A video shows Syrians soldiers let protesters board their tanks, but the army killed 40 more and crushed an attempt to form a shadow government.
By Tzvi Ben Gedalyahu
First Publish: 7/17/2011, 12:25 AM

A video shows Syrians soldiers allowing protesters to board their tanks, but the army killed 40 more demonstrators the past two days and crushed an attempt in a Damascus suburb to from a shadow government. The video was taken in eastern Syria Saturday.

The spread of violence to the capital may be the beginning of the end of Syrian President Bashar Assad, who has lost virtually all sympathy outside of Russia, Iran and Lebanon. Syrian forces killed at least 23 people in Damascus and it suburbs on Friday, the worst carnage in the capital since the beginning of the four-month old Arab Spring uprising.

The army attacked a group of dissidents planning to hold a conference towards forming a shadow government and unifying the opposition, something that the uprising has been lacking. At least 14 opposition members were shot dead, and the owner of the building where the conference was to take place was threatened by secret police, sources told Reuters.
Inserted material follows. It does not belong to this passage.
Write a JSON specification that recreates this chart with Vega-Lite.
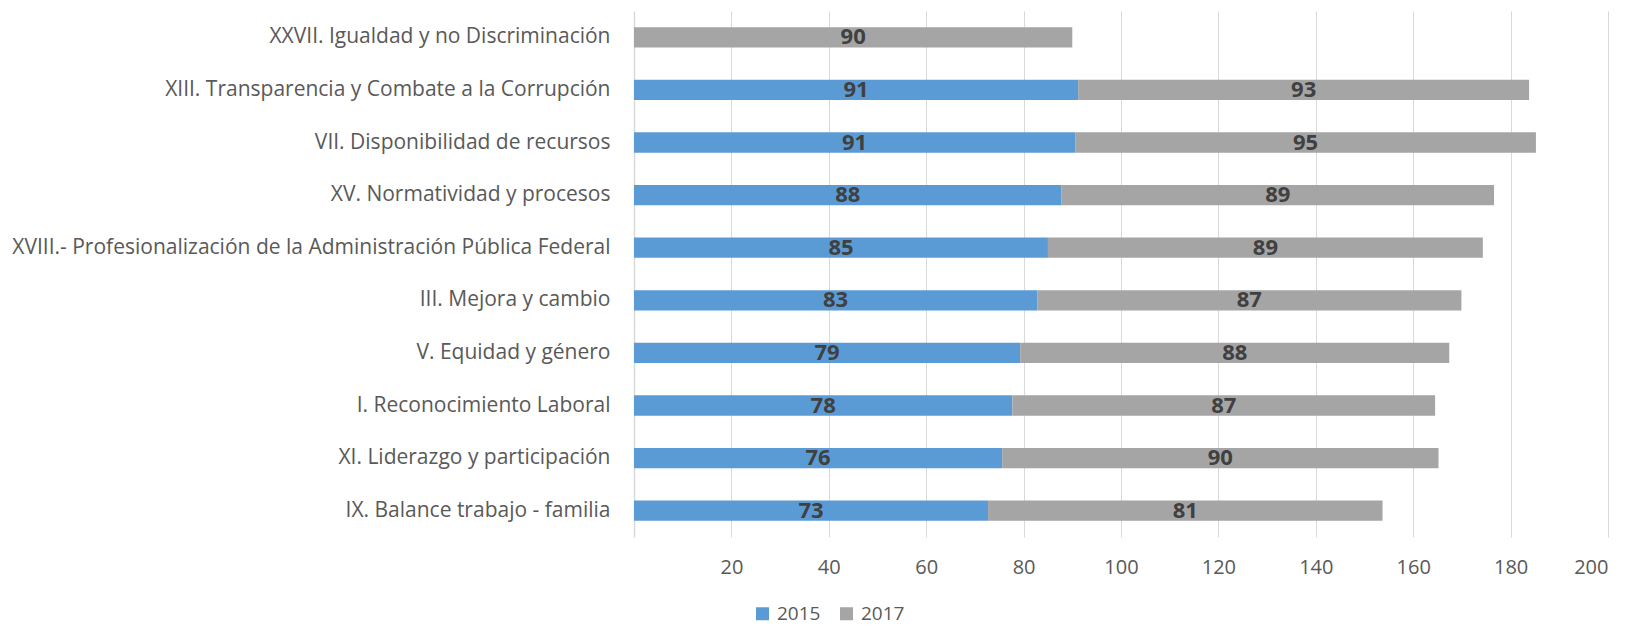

Meanwhile, protests and more killings continued in other parts of the country Friday and Saturday as the death toll rises beyond the estimated 1,500. More than 20,000 others have been detained or have “disappeared.”

Assad retains the support of his army, but the video of protesters freely mounting tanks is a sign that the loyalty is weakening. Last month, soldiers turned their guns on more than 100 comrades who tried fleeing across the Turkish border. The official SANA government news agency told the public that the soldiers that the defectors actually loyal soldiers who were allegedly killed by “armed gangs” who supposed are sowing dissidence in the country.

In Turkey, dissidents gathered to discuss forming a formal opposition. U.S. Secretary of State Hillary Clinton, who is visiting Turkey and has been a harsh critic of Assad after initially referring to him as a “reformer” stated, “We’re encouraged by what we see the Syrian people are doing for themselves… I think we don’t know how this is going to end yet.”